The movie starts in 1989, and we are reintroduced to the original main protagonist, Kevin Flynn (Jeff Bridges), who by that time had become the CEO of Encom and creator of the Grid, disappear after making a great and secret discovery. Cut to the present and we meet his son, Sam Flynn (Garrett Hedlund, who played Brad Pitt’s Achilles’ cousin, Patroclus, in Troy) who is sent by Alan Bradley (Bruce Boxleitner), to investigate a mysterious page originating from the long abandoned Flynn’s Arcade. There he is inadvertently digitized into the Grid where he participates in the games so familiar to Tron fans; disc throwing, light cycle races, the works. He is then rescued by Quorra (Olivia Wilde) and reunited with his father and the trio have eight hours to reach the portal and get back to the real world, while CLU 2, the elder Flynn’s grimly authoritarian avatar with his own designs on the real world, tries to prevent their escape.
The story is not an overly complex one and it even tries to simplify some fairly straight-forward plot elements from the first film. A lot of the original’s computer-slang are gone; the computer language is kept to a minimum. Instead, the movie seems to adopt standard fantasy fare rules, e.g. the hero can use his power to kill the villain, but it will cost him his own life. This sort of makes sense in the context of the movie’s fantasy-themed narrative, but at the same time represents a departure from the computer-themed laws and rules that was aplenty in the first one.
From a technical perspective, the effects of TRON: Legacy are truly astounding.
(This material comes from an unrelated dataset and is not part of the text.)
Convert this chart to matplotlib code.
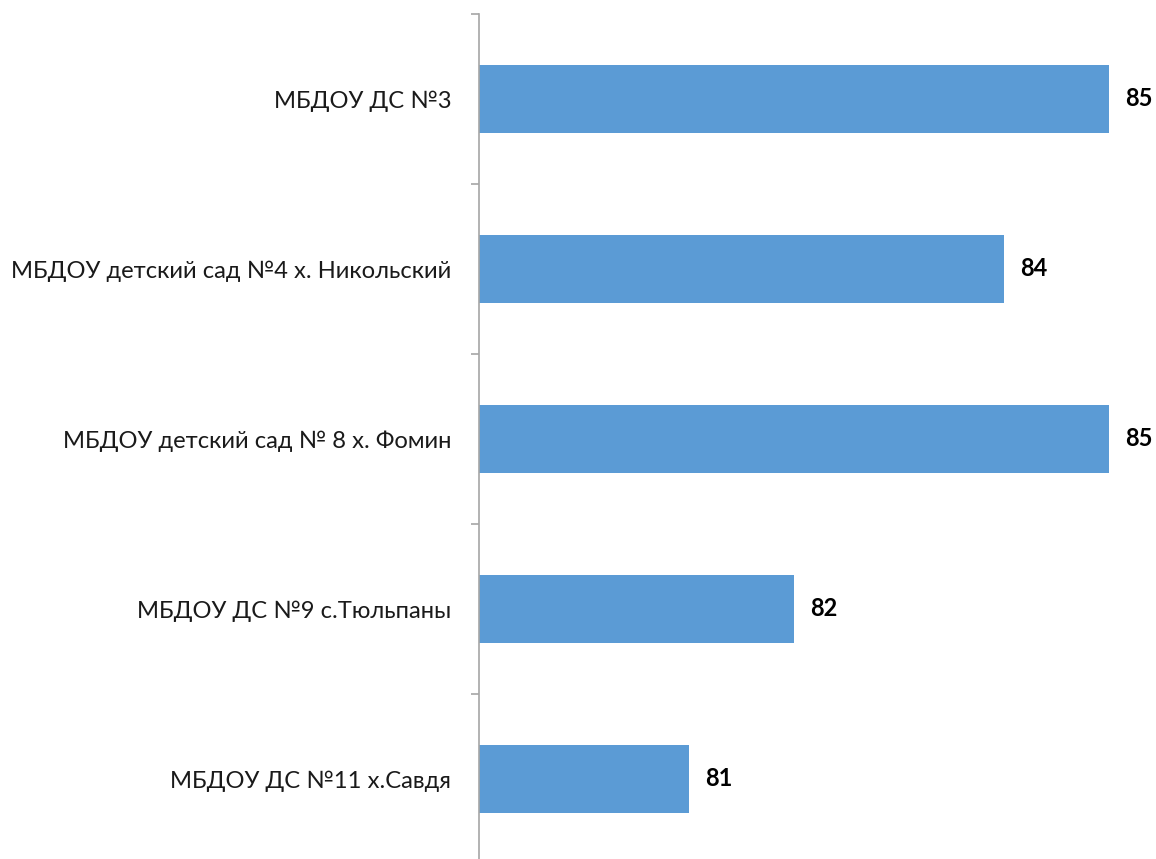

The difference 28 years make, and improvements in visual effects within that period, in particular computer graphic imagery, really shows in this sequel. TRON: Legacy is unadulterated visual candy; it’s is literally sugar for our brains. The world of the Grid no longer look like an aircraft hangar painted black with the neon strips attached – instead it seems like an actual world. The surroundings and the stunts are also visually amazing.
The soundtrack to TRON: Legacy, provided by the French electronic duo Daft Punk, complements the visuals very well – the stereotypically “epic” fantasy music score filtered through a slightly trippy electronic remix. I admit I’m not really a fan of Daft Punk but after watching the movie, I suddenly felt the desire to go out and purchase the soundtrack album.
So going back to our question above, was the 28-year wait worth it? The answer is a resounding YES. TRON: Legacy offers plenty of thrilling action, breathtaking people and places to gawk at, as well as a rock solid score from Daft Punk. Does it top its predecessor? Let’s look at it this way. Tron represented a major cinematic leap back in 1982, but in 2010, CGI is somewhat commonplace. Maybe it was taken a step further by James Cameron in Avatar, but the one is TRON: Legacy is not exactly new. But despite that limitation, there is still plenty of eye candy to enjoy.